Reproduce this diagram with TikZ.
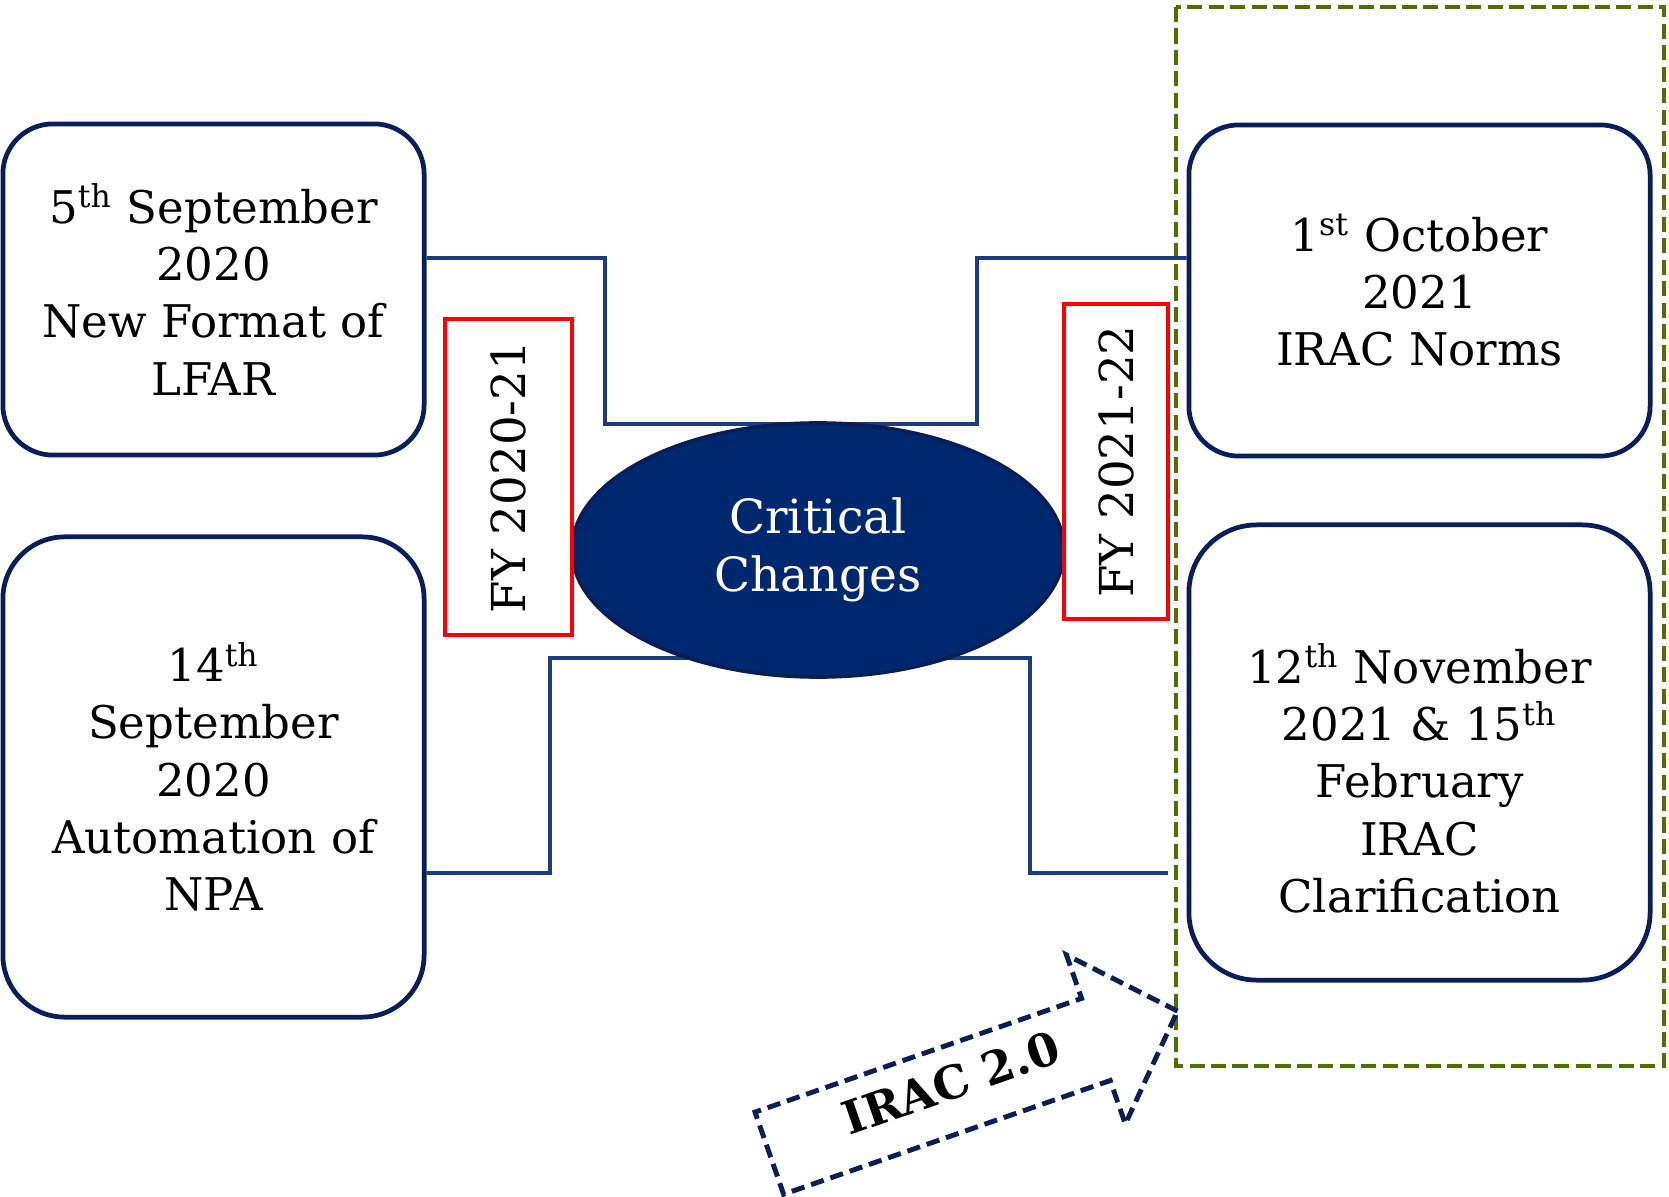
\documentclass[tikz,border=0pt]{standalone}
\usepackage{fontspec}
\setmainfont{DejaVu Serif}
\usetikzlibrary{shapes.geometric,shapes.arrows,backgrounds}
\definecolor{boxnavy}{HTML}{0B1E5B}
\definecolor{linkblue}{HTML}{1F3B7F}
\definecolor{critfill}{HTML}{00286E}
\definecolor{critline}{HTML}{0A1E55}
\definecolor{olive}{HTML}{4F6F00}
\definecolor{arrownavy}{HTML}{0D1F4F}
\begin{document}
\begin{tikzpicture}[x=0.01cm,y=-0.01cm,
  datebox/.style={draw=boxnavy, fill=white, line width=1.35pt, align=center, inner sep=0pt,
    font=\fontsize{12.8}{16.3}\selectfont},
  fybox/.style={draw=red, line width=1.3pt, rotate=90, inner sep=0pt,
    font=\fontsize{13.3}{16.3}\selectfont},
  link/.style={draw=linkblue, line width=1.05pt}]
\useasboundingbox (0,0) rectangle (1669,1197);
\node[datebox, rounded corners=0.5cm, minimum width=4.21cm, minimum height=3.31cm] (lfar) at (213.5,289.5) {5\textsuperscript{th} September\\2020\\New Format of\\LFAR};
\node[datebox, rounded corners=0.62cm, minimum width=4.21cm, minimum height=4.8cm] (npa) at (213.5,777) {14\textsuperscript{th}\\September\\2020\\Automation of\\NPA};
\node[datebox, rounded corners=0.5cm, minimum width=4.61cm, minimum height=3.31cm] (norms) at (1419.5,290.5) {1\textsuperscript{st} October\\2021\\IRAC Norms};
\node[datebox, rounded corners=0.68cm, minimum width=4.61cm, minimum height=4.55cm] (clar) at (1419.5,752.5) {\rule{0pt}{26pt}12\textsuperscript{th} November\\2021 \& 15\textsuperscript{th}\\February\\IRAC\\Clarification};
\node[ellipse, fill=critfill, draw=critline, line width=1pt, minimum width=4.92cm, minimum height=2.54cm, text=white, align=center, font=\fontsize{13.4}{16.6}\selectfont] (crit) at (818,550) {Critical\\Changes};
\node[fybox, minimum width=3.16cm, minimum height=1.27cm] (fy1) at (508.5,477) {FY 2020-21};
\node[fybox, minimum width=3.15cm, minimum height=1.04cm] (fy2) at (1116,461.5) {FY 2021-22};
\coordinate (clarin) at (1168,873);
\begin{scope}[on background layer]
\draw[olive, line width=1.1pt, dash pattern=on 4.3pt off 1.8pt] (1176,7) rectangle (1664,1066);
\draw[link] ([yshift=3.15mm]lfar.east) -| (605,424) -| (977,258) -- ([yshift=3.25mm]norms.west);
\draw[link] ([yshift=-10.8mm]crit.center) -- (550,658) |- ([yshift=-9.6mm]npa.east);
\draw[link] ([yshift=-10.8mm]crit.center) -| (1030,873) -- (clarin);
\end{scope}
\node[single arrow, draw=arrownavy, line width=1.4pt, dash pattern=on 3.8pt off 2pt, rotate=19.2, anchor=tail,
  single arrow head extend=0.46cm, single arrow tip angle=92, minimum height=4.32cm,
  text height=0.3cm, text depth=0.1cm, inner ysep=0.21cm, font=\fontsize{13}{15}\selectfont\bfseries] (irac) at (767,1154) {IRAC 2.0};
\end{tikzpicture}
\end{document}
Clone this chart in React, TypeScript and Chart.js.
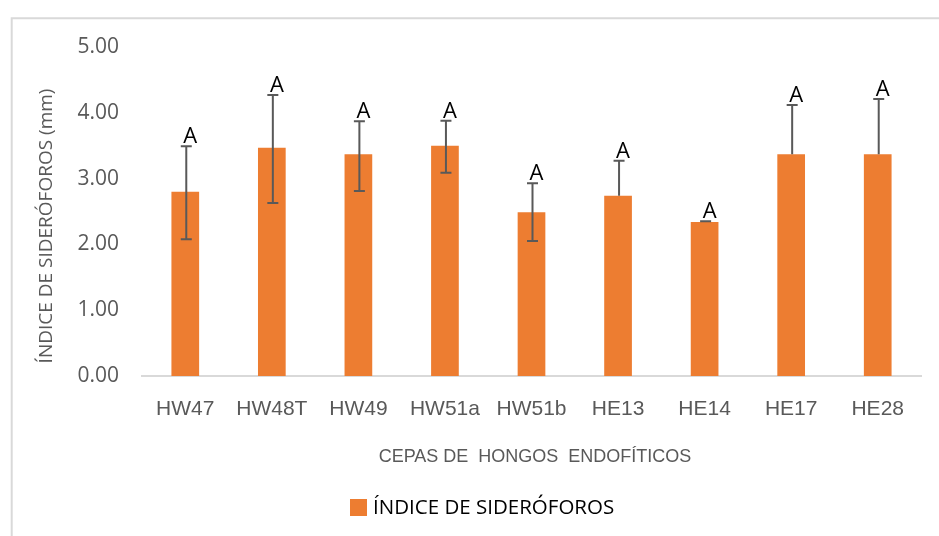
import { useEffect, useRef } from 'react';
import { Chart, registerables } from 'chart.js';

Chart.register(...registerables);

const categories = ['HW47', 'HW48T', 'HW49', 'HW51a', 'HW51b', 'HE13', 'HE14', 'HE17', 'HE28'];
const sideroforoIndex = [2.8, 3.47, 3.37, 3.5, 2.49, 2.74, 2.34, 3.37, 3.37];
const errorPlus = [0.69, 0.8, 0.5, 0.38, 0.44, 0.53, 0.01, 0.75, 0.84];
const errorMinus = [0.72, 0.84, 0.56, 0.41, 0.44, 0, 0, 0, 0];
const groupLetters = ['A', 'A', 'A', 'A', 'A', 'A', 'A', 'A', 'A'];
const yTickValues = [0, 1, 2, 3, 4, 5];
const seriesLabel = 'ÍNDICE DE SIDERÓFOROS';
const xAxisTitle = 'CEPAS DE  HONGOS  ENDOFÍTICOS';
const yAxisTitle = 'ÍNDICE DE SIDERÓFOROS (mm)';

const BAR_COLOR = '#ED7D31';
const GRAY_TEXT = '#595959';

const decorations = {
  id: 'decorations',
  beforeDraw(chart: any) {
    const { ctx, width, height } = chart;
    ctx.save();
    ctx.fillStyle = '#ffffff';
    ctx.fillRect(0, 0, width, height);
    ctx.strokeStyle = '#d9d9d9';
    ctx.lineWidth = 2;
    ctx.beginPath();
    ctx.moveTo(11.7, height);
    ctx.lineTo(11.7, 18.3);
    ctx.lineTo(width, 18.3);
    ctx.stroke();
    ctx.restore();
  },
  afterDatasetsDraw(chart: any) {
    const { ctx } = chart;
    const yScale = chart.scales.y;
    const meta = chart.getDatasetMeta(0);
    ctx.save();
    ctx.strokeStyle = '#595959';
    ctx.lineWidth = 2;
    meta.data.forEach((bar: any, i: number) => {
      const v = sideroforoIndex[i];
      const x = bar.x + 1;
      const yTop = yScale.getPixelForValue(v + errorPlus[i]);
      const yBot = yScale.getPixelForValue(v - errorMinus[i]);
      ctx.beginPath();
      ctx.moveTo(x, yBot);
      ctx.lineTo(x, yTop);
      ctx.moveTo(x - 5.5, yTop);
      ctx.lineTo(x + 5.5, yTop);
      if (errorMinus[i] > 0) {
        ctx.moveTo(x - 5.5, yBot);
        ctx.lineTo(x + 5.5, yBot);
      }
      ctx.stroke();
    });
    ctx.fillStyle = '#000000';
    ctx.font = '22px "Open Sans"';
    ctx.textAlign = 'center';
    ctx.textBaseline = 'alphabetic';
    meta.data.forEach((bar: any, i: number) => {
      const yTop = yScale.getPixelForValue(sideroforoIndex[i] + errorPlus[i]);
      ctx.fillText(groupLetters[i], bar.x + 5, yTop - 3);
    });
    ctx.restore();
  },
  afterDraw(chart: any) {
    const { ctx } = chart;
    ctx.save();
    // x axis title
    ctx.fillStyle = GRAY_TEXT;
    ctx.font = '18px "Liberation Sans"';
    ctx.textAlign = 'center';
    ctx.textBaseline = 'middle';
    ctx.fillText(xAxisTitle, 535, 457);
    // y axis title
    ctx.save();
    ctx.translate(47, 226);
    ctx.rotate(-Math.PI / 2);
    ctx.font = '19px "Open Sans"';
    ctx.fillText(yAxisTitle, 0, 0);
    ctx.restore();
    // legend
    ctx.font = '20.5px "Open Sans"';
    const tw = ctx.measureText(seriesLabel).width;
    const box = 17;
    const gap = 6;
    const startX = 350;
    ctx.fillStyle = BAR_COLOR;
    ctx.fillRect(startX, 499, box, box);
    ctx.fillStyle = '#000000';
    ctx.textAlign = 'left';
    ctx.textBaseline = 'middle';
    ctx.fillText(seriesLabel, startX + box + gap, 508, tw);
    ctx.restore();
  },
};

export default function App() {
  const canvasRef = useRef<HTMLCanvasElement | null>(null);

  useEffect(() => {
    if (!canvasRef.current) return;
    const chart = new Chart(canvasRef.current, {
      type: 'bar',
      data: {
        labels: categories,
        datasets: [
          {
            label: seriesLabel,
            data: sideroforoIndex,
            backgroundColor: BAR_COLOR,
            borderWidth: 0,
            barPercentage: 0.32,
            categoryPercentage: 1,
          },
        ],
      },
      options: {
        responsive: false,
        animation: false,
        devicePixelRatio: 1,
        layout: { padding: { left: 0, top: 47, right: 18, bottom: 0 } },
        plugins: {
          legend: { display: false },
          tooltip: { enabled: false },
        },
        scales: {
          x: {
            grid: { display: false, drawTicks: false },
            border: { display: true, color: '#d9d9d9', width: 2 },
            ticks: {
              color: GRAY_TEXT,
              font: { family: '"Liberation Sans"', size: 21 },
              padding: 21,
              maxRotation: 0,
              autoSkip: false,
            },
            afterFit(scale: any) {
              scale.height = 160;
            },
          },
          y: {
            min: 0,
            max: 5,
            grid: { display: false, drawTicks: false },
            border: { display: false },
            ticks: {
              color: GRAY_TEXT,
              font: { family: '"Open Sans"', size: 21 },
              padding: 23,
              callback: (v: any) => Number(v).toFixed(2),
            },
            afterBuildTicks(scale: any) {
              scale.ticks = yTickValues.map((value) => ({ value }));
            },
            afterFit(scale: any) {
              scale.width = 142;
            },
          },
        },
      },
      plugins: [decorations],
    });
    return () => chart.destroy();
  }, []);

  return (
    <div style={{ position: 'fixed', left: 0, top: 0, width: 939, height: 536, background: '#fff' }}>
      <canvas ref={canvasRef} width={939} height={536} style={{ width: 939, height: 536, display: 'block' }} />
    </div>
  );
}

■ Problem details
Look above for the line with "Clone this chart" and the line with "Chart.register(...registerables);", then copy exactly the lines from the first through the second, both kept, with no pictures.

■ Final answer
Clone this chart in React, TypeScript and Chart.js.
import { useEffect, useRef } from 'react';
import { Chart, registerables } from 'chart.js';

Chart.register(...registerables);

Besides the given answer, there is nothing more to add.